**What needs to be done:**
Transcribe the data in full and exactly, omitting any pictures.

— START Dataset extract —

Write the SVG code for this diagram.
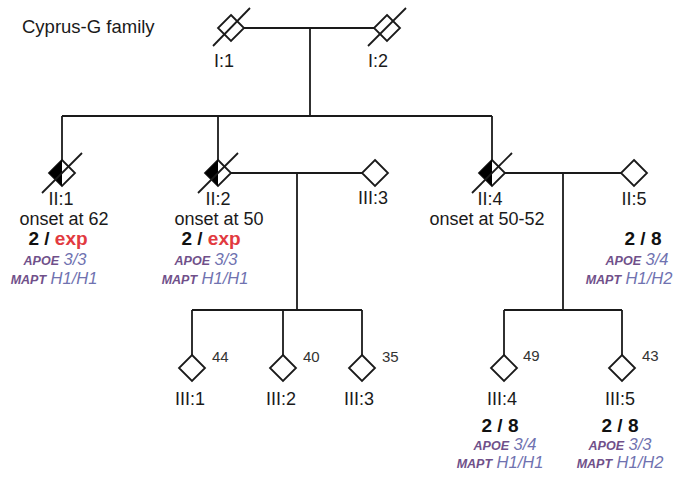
<svg xmlns="http://www.w3.org/2000/svg" width="679" height="481" viewBox="0 0 679 481">
<defs>
<style>
.ln{stroke:#1a1a1a;stroke-width:1.8;fill:none}
.dm{stroke:#1a1a1a;stroke-width:1.8;fill:#fff}
.hf{fill:#000;stroke:none}
.t{font-family:"Liberation Sans",Arial,sans-serif;fill:#1a1a1a;font-size:18px}
.c{text-anchor:middle}
.age{font-family:"Liberation Sans",Arial,sans-serif;fill:#333;font-size:15px}
.b{font-family:"Liberation Sans",Arial,sans-serif;font-weight:bold;font-size:19px;text-anchor:middle;fill:#111}
.red{fill:#e23a40}
.g{font-family:"Liberation Sans",Arial,sans-serif;text-anchor:middle;font-style:italic}
.gn{font-weight:bold;font-size:12.5px;fill:#70508a}
.gv{font-size:16.5px;fill:#6f72b0}
</style>
<path id="dia" d="M0,-13 L13,0 L0,13 L-13,0 Z"/>
<path id="half" d="M0,-13 L-13,0 L0,13 Z"/>
</defs>
<rect width="679" height="481" fill="#fff"/>
<text class="t" x="22" y="33" style="font-size:18.5px">Cyprus-G family</text>
<g id="connectors">
<line class="ln" x1="244" y1="28" x2="374" y2="28"/>
<line class="ln" x1="310" y1="28" x2="310" y2="116"/>
<line class="ln" x1="62" y1="116" x2="492" y2="116"/>
<line class="ln" x1="62" y1="116" x2="62" y2="160"/>
<line class="ln" x1="218" y1="116" x2="218" y2="160"/>
<line class="ln" x1="492" y1="116" x2="492" y2="160"/>
<line class="ln" x1="231" y1="173" x2="362" y2="173"/>
<line class="ln" x1="297" y1="173" x2="297" y2="310"/>
<line class="ln" x1="192" y1="310" x2="362" y2="310"/>
<line class="ln" x1="192" y1="310" x2="192" y2="355"/>
<line class="ln" x1="283" y1="310" x2="283" y2="355"/>
<line class="ln" x1="362" y1="310" x2="362" y2="355"/>
<line class="ln" x1="505" y1="173" x2="621" y2="173"/>
<line class="ln" x1="563" y1="173" x2="563" y2="310"/>
<line class="ln" x1="504" y1="310" x2="622" y2="310"/>
<line class="ln" x1="504" y1="310" x2="504" y2="355"/>
<line class="ln" x1="622" y1="310" x2="622" y2="355"/>
</g>
<g id="I1">
<use href="#dia" class="dm" x="231" y="28"/>
<line class="ln" x1="213" y1="46" x2="250" y2="8"/>
<text class="t c" x="224" y="67">I:1</text>
</g>
<g id="I2">
<use href="#dia" class="dm" x="387" y="28"/>
<line class="ln" x1="368" y1="46" x2="406" y2="8"/>
<text class="t c" x="378" y="67">I:2</text>
</g>
<g id="II1">
<use href="#dia" class="dm" x="62" y="173"/>
<use href="#half" class="hf" x="62" y="173"/>
<line class="ln" x1="42" y1="193" x2="82" y2="153"/>
<text class="t c" x="61" y="205">II:1</text>
<text class="t c" x="64" y="225">onset at 62</text>
<text class="b" x="58" y="245">2 / <tspan class="red">exp</tspan></text>
<text class="g" x="55" y="265"><tspan class="gn">APOE</tspan> <tspan class="gv">3/3</tspan></text>
<text class="g" x="54" y="284"><tspan class="gn">MAPT</tspan> <tspan class="gv">H1/H1</tspan></text>
</g>
<g id="II2">
<use href="#dia" class="dm" x="218" y="173"/>
<use href="#half" class="hf" x="218" y="173"/>
<line class="ln" x1="198" y1="193" x2="238" y2="153"/>
<text class="t c" x="218" y="205">II:2</text>
<text class="t c" x="219" y="225">onset at 50</text>
<text class="b" x="211" y="245">2 / <tspan class="red">exp</tspan></text>
<text class="g" x="206" y="265"><tspan class="gn">APOE</tspan> <tspan class="gv">3/3</tspan></text>
<text class="g" x="205" y="284"><tspan class="gn">MAPT</tspan> <tspan class="gv">H1/H1</tspan></text>
</g>
<g id="II3">
<use href="#dia" class="dm" x="375" y="173"/>
<text class="t c" x="373" y="204">III:3</text>
</g>
<g id="II4">
<use href="#dia" class="dm" x="492" y="173"/>
<use href="#half" class="hf" x="492" y="173"/>
<line class="ln" x1="472" y1="193" x2="512" y2="153"/>
<text class="t c" x="490" y="205">II:4</text>
<text class="t c" x="487" y="225">onset at 50-52</text>
</g>
<g id="II5">
<use href="#dia" class="dm" x="634" y="173"/>
<text class="t c" x="634" y="205">II:5</text>
<text class="b" x="643" y="245">2 / 8</text>
<text class="g" x="637" y="265"><tspan class="gn">APOE</tspan> <tspan class="gv">3/4</tspan></text>
<text class="g" x="629" y="284"><tspan class="gn">MAPT</tspan> <tspan class="gv">H1/H2</tspan></text>
</g>
<g id="III1">
<use href="#dia" class="dm" x="192" y="368"/>
<text class="age" x="212" y="362">44</text>
<text class="t c" x="190" y="405">III:1</text>
</g>
<g id="III2">
<use href="#dia" class="dm" x="283" y="368"/>
<text class="age" x="303" y="362">40</text>
<text class="t c" x="281" y="405">III:2</text>
</g>
<g id="III3">
<use href="#dia" class="dm" x="362" y="368"/>
<text class="age" x="382" y="362">35</text>
<text class="t c" x="359" y="405">III:3</text>
</g>
<g id="III4">
<use href="#dia" class="dm" x="504" y="368"/>
<text class="age" x="523" y="361">49</text>
<text class="t c" x="502" y="405">III:4</text>
<text class="b" x="500" y="432">2 / 8</text>
<text class="g" x="505" y="450"><tspan class="gn">APOE</tspan> <tspan class="gv">3/4</tspan></text>
<text class="g" x="500" y="468"><tspan class="gn">MAPT</tspan> <tspan class="gv">H1/H1</tspan></text>
</g>
<g id="III5">
<use href="#dia" class="dm" x="622" y="368"/>
<text class="age" x="642" y="361">43</text>
<text class="t c" x="620" y="405">III:5</text>
<text class="b" x="620" y="432">2 / 8</text>
<text class="g" x="620" y="450"><tspan class="gn">APOE</tspan> <tspan class="gv">3/3</tspan></text>
<text class="g" x="620" y="468"><tspan class="gn">MAPT</tspan> <tspan class="gv">H1/H2</tspan></text>
</g>
</svg>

— END Dataset extract —

**Answer to this task:**
Write the SVG code for this diagram.
<svg xmlns="http://www.w3.org/2000/svg" width="679" height="481" viewBox="0 0 679 481">
<defs>
<style>
.ln{stroke:#1a1a1a;stroke-width:1.8;fill:none}
.dm{stroke:#1a1a1a;stroke-width:1.8;fill:#fff}
.hf{fill:#000;stroke:none}
.t{font-family:"Liberation Sans",Arial,sans-serif;fill:#1a1a1a;font-size:18px}
.c{text-anchor:middle}
.age{font-family:"Liberation Sans",Arial,sans-serif;fill:#333;font-size:15px}
.b{font-family:"Liberation Sans",Arial,sans-serif;font-weight:bold;font-size:19px;text-anchor:middle;fill:#111}
.red{fill:#e23a40}
.g{font-family:"Liberation Sans",Arial,sans-serif;text-anchor:middle;font-style:italic}
.gn{font-weight:bold;font-size:12.5px;fill:#70508a}
.gv{font-size:16.5px;fill:#6f72b0}
</style>
<path id="dia" d="M0,-13 L13,0 L0,13 L-13,0 Z"/>
<path id="half" d="M0,-13 L-13,0 L0,13 Z"/>
</defs>
<rect width="679" height="481" fill="#fff"/>
<text class="t" x="22" y="33" style="font-size:18.5px">Cyprus-G family</text>
<g id="connectors">
<line class="ln" x1="244" y1="28" x2="374" y2="28"/>
<line class="ln" x1="310" y1="28" x2="310" y2="116"/>
<line class="ln" x1="62" y1="116" x2="492" y2="116"/>
<line class="ln" x1="62" y1="116" x2="62" y2="160"/>
<line class="ln" x1="218" y1="116" x2="218" y2="160"/>
<line class="ln" x1="492" y1="116" x2="492" y2="160"/>
<line class="ln" x1="231" y1="173" x2="362" y2="173"/>
<line class="ln" x1="297" y1="173" x2="297" y2="310"/>
<line class="ln" x1="192" y1="310" x2="362" y2="310"/>
<line class="ln" x1="192" y1="310" x2="192" y2="355"/>
<line class="ln" x1="283" y1="310" x2="283" y2="355"/>
<line class="ln" x1="362" y1="310" x2="362" y2="355"/>
<line class="ln" x1="505" y1="173" x2="621" y2="173"/>
<line class="ln" x1="563" y1="173" x2="563" y2="310"/>
<line class="ln" x1="504" y1="310" x2="622" y2="310"/>
<line class="ln" x1="504" y1="310" x2="504" y2="355"/>
<line class="ln" x1="622" y1="310" x2="622" y2="355"/>
</g>
<g id="I1">
<use href="#dia" class="dm" x="231" y="28"/>
<line class="ln" x1="213" y1="46" x2="250" y2="8"/>
<text class="t c" x="224" y="67">I:1</text>
</g>
<g id="I2">
<use href="#dia" class="dm" x="387" y="28"/>
<line class="ln" x1="368" y1="46" x2="406" y2="8"/>
<text class="t c" x="378" y="67">I:2</text>
</g>
<g id="II1">
<use href="#dia" class="dm" x="62" y="173"/>
<use href="#half" class="hf" x="62" y="173"/>
<line class="ln" x1="42" y1="193" x2="82" y2="153"/>
<text class="t c" x="61" y="205">II:1</text>
<text class="t c" x="64" y="225">onset at 62</text>
<text class="b" x="58" y="245">2 / <tspan class="red">exp</tspan></text>
<text class="g" x="55" y="265"><tspan class="gn">APOE</tspan> <tspan class="gv">3/3</tspan></text>
<text class="g" x="54" y="284"><tspan class="gn">MAPT</tspan> <tspan class="gv">H1/H1</tspan></text>
</g>
<g id="II2">
<use href="#dia" class="dm" x="218" y="173"/>
<use href="#half" class="hf" x="218" y="173"/>
<line class="ln" x1="198" y1="193" x2="238" y2="153"/>
<text class="t c" x="218" y="205">II:2</text>
<text class="t c" x="219" y="225">onset at 50</text>
<text class="b" x="211" y="245">2 / <tspan class="red">exp</tspan></text>
<text class="g" x="206" y="265"><tspan class="gn">APOE</tspan> <tspan class="gv">3/3</tspan></text>
<text class="g" x="205" y="284"><tspan class="gn">MAPT</tspan> <tspan class="gv">H1/H1</tspan></text>
</g>
<g id="II3">
<use href="#dia" class="dm" x="375" y="173"/>
<text class="t c" x="373" y="204">III:3</text>
</g>
<g id="II4">
<use href="#dia" class="dm" x="492" y="173"/>
<use href="#half" class="hf" x="492" y="173"/>
<line class="ln" x1="472" y1="193" x2="512" y2="153"/>
<text class="t c" x="490" y="205">II:4</text>
<text class="t c" x="487" y="225">onset at 50-52</text>
</g>
<g id="II5">
<use href="#dia" class="dm" x="634" y="173"/>
<text class="t c" x="634" y="205">II:5</text>
<text class="b" x="643" y="245">2 / 8</text>
<text class="g" x="637" y="265"><tspan class="gn">APOE</tspan> <tspan class="gv">3/4</tspan></text>
<text class="g" x="629" y="284"><tspan class="gn">MAPT</tspan> <tspan class="gv">H1/H2</tspan></text>
</g>
<g id="III1">
<use href="#dia" class="dm" x="192" y="368"/>
<text class="age" x="212" y="362">44</text>
<text class="t c" x="190" y="405">III:1</text>
</g>
<g id="III2">
<use href="#dia" class="dm" x="283" y="368"/>
<text class="age" x="303" y="362">40</text>
<text class="t c" x="281" y="405">III:2</text>
</g>
<g id="III3">
<use href="#dia" class="dm" x="362" y="368"/>
<text class="age" x="382" y="362">35</text>
<text class="t c" x="359" y="405">III:3</text>
</g>
<g id="III4">
<use href="#dia" class="dm" x="504" y="368"/>
<text class="age" x="523" y="361">49</text>
<text class="t c" x="502" y="405">III:4</text>
<text class="b" x="500" y="432">2 / 8</text>
<text class="g" x="505" y="450"><tspan class="gn">APOE</tspan> <tspan class="gv">3/4</tspan></text>
<text class="g" x="500" y="468"><tspan class="gn">MAPT</tspan> <tspan class="gv">H1/H1</tspan></text>
</g>
<g id="III5">
<use href="#dia" class="dm" x="622" y="368"/>
<text class="age" x="642" y="361">43</text>
<text class="t c" x="620" y="405">III:5</text>
<text class="b" x="620" y="432">2 / 8</text>
<text class="g" x="620" y="450"><tspan class="gn">APOE</tspan> <tspan class="gv">3/3</tspan></text>
<text class="g" x="620" y="468"><tspan class="gn">MAPT</tspan> <tspan class="gv">H1/H2</tspan></text>
</g>
</svg>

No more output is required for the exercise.